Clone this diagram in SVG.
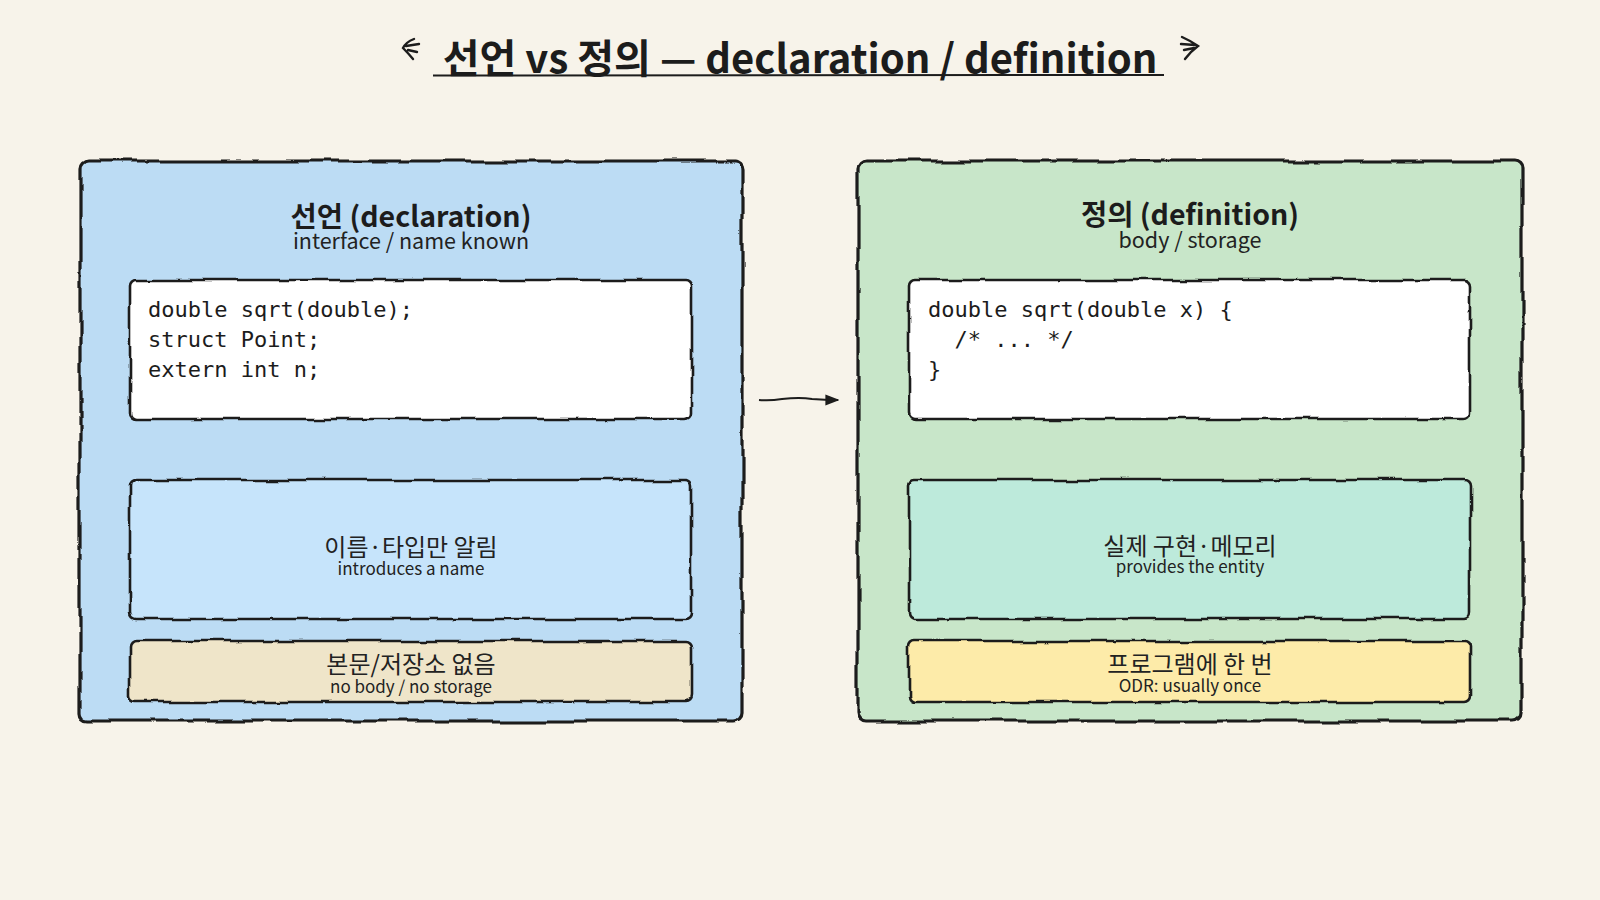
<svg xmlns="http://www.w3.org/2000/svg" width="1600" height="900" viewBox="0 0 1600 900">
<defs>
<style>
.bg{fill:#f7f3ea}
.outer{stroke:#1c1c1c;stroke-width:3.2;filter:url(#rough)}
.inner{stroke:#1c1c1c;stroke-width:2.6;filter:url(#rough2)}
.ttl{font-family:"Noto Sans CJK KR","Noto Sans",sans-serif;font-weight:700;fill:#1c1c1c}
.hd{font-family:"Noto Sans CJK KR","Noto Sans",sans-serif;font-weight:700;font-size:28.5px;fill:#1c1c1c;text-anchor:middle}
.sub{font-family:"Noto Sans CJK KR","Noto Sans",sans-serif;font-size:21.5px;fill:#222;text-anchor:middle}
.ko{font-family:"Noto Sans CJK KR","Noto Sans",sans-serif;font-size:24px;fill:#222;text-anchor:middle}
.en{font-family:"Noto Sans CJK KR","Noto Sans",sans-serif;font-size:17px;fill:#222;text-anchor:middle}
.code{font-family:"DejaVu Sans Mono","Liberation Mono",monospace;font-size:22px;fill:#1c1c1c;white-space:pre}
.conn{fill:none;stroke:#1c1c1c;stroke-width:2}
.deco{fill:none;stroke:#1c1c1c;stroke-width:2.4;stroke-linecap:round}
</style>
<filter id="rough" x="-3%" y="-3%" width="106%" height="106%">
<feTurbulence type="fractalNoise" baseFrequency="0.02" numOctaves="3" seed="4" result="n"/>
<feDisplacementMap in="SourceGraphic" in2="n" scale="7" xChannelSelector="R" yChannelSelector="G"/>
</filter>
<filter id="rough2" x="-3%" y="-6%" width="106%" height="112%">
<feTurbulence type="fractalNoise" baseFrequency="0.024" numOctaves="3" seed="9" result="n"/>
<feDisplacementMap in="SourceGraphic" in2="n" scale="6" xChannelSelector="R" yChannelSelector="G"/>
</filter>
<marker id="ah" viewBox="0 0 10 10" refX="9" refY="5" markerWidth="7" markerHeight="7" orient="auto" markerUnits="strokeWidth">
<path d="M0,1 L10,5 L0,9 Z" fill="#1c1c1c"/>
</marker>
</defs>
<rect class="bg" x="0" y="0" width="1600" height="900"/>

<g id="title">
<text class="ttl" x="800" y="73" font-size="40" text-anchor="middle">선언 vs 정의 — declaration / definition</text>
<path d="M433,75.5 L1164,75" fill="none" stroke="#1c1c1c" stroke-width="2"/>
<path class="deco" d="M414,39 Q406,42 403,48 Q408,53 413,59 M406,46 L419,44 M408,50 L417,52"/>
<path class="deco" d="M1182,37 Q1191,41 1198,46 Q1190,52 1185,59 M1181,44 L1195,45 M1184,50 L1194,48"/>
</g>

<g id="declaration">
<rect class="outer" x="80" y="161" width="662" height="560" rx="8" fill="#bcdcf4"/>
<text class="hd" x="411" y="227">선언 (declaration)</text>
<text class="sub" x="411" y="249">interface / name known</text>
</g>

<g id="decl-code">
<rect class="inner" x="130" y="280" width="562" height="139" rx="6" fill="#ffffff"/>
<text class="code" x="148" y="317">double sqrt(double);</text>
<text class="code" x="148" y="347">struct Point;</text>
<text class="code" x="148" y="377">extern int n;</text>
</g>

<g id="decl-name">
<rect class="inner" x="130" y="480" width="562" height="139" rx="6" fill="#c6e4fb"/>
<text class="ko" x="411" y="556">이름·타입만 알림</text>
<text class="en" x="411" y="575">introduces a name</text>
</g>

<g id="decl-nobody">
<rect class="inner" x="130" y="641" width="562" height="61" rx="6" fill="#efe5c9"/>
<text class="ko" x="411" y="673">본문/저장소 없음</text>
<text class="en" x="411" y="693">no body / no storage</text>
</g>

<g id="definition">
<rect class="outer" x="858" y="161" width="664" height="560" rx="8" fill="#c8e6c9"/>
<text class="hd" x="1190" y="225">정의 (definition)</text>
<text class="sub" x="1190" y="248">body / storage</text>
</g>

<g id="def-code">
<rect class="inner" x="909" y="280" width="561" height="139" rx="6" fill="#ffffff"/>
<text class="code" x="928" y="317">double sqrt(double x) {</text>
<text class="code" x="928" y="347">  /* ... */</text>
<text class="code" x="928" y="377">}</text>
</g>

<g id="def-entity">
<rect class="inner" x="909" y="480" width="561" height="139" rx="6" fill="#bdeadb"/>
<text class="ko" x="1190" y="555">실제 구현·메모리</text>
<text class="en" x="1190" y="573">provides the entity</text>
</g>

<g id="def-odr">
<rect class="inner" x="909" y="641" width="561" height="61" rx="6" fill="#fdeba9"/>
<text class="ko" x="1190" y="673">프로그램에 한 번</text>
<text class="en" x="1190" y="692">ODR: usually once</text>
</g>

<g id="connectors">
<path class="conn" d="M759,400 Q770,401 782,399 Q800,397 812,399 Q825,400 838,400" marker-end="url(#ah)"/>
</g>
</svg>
________________
| EXERCISE GOAL |
Print out the lines exactly, skipping any picture.

| FINAL RESULT |
Clone this diagram in SVG.
<svg xmlns="http://www.w3.org/2000/svg" width="1600" height="900" viewBox="0 0 1600 900">
<defs>
<style>
.bg{fill:#f7f3ea}
.outer{stroke:#1c1c1c;stroke-width:3.2;filter:url(#rough)}
.inner{stroke:#1c1c1c;stroke-width:2.6;filter:url(#rough2)}
.ttl{font-family:"Noto Sans CJK KR","Noto Sans",sans-serif;font-weight:700;fill:#1c1c1c}
.hd{font-family:"Noto Sans CJK KR","Noto Sans",sans-serif;font-weight:700;font-size:28.5px;fill:#1c1c1c;text-anchor:middle}
.sub{font-family:"Noto Sans CJK KR","Noto Sans",sans-serif;font-size:21.5px;fill:#222;text-anchor:middle}
.ko{font-family:"Noto Sans CJK KR","Noto Sans",sans-serif;font-size:24px;fill:#222;text-anchor:middle}
.en{font-family:"Noto Sans CJK KR","Noto Sans",sans-serif;font-size:17px;fill:#222;text-anchor:middle}
.code{font-family:"DejaVu Sans Mono","Liberation Mono",monospace;font-size:22px;fill:#1c1c1c;white-space:pre}
.conn{fill:none;stroke:#1c1c1c;stroke-width:2}
.deco{fill:none;stroke:#1c1c1c;stroke-width:2.4;stroke-linecap:round}
</style>
<filter id="rough" x="-3%" y="-3%" width="106%" height="106%">
<feTurbulence type="fractalNoise" baseFrequency="0.02" numOctaves="3" seed="4" result="n"/>
<feDisplacementMap in="SourceGraphic" in2="n" scale="7" xChannelSelector="R" yChannelSelector="G"/>
</filter>
<filter id="rough2" x="-3%" y="-6%" width="106%" height="112%">
<feTurbulence type="fractalNoise" baseFrequency="0.024" numOctaves="3" seed="9" result="n"/>
<feDisplacementMap in="SourceGraphic" in2="n" scale="6" xChannelSelector="R" yChannelSelector="G"/>
</filter>
<marker id="ah" viewBox="0 0 10 10" refX="9" refY="5" markerWidth="7" markerHeight="7" orient="auto" markerUnits="strokeWidth">
<path d="M0,1 L10,5 L0,9 Z" fill="#1c1c1c"/>
</marker>
</defs>
<rect class="bg" x="0" y="0" width="1600" height="900"/>

<g id="title">
<text class="ttl" x="800" y="73" font-size="40" text-anchor="middle">선언 vs 정의 — declaration / definition</text>
<path d="M433,75.5 L1164,75" fill="none" stroke="#1c1c1c" stroke-width="2"/>
<path class="deco" d="M414,39 Q406,42 403,48 Q408,53 413,59 M406,46 L419,44 M408,50 L417,52"/>
<path class="deco" d="M1182,37 Q1191,41 1198,46 Q1190,52 1185,59 M1181,44 L1195,45 M1184,50 L1194,48"/>
</g>

<g id="declaration">
<rect class="outer" x="80" y="161" width="662" height="560" rx="8" fill="#bcdcf4"/>
<text class="hd" x="411" y="227">선언 (declaration)</text>
<text class="sub" x="411" y="249">interface / name known</text>
</g>

<g id="decl-code">
<rect class="inner" x="130" y="280" width="562" height="139" rx="6" fill="#ffffff"/>
<text class="code" x="148" y="317">double sqrt(double);</text>
<text class="code" x="148" y="347">struct Point;</text>
<text class="code" x="148" y="377">extern int n;</text>
</g>

<g id="decl-name">
<rect class="inner" x="130" y="480" width="562" height="139" rx="6" fill="#c6e4fb"/>
<text class="ko" x="411" y="556">이름·타입만 알림</text>
<text class="en" x="411" y="575">introduces a name</text>
</g>

<g id="decl-nobody">
<rect class="inner" x="130" y="641" width="562" height="61" rx="6" fill="#efe5c9"/>
<text class="ko" x="411" y="673">본문/저장소 없음</text>
<text class="en" x="411" y="693">no body / no storage</text>
</g>

<g id="definition">
<rect class="outer" x="858" y="161" width="664" height="560" rx="8" fill="#c8e6c9"/>
<text class="hd" x="1190" y="225">정의 (definition)</text>
<text class="sub" x="1190" y="248">body / storage</text>
</g>

<g id="def-code">
<rect class="inner" x="909" y="280" width="561" height="139" rx="6" fill="#ffffff"/>
<text class="code" x="928" y="317">double sqrt(double x) {</text>
<text class="code" x="928" y="347">  /* ... */</text>
<text class="code" x="928" y="377">}</text>
</g>

<g id="def-entity">
<rect class="inner" x="909" y="480" width="561" height="139" rx="6" fill="#bdeadb"/>
<text class="ko" x="1190" y="555">실제 구현·메모리</text>
<text class="en" x="1190" y="573">provides the entity</text>
</g>

<g id="def-odr">
<rect class="inner" x="909" y="641" width="561" height="61" rx="6" fill="#fdeba9"/>
<text class="ko" x="1190" y="673">프로그램에 한 번</text>
<text class="en" x="1190" y="692">ODR: usually once</text>
</g>

<g id="connectors">
<path class="conn" d="M759,400 Q770,401 782,399 Q800,397 812,399 Q825,400 838,400" marker-end="url(#ah)"/>
</g>
</svg>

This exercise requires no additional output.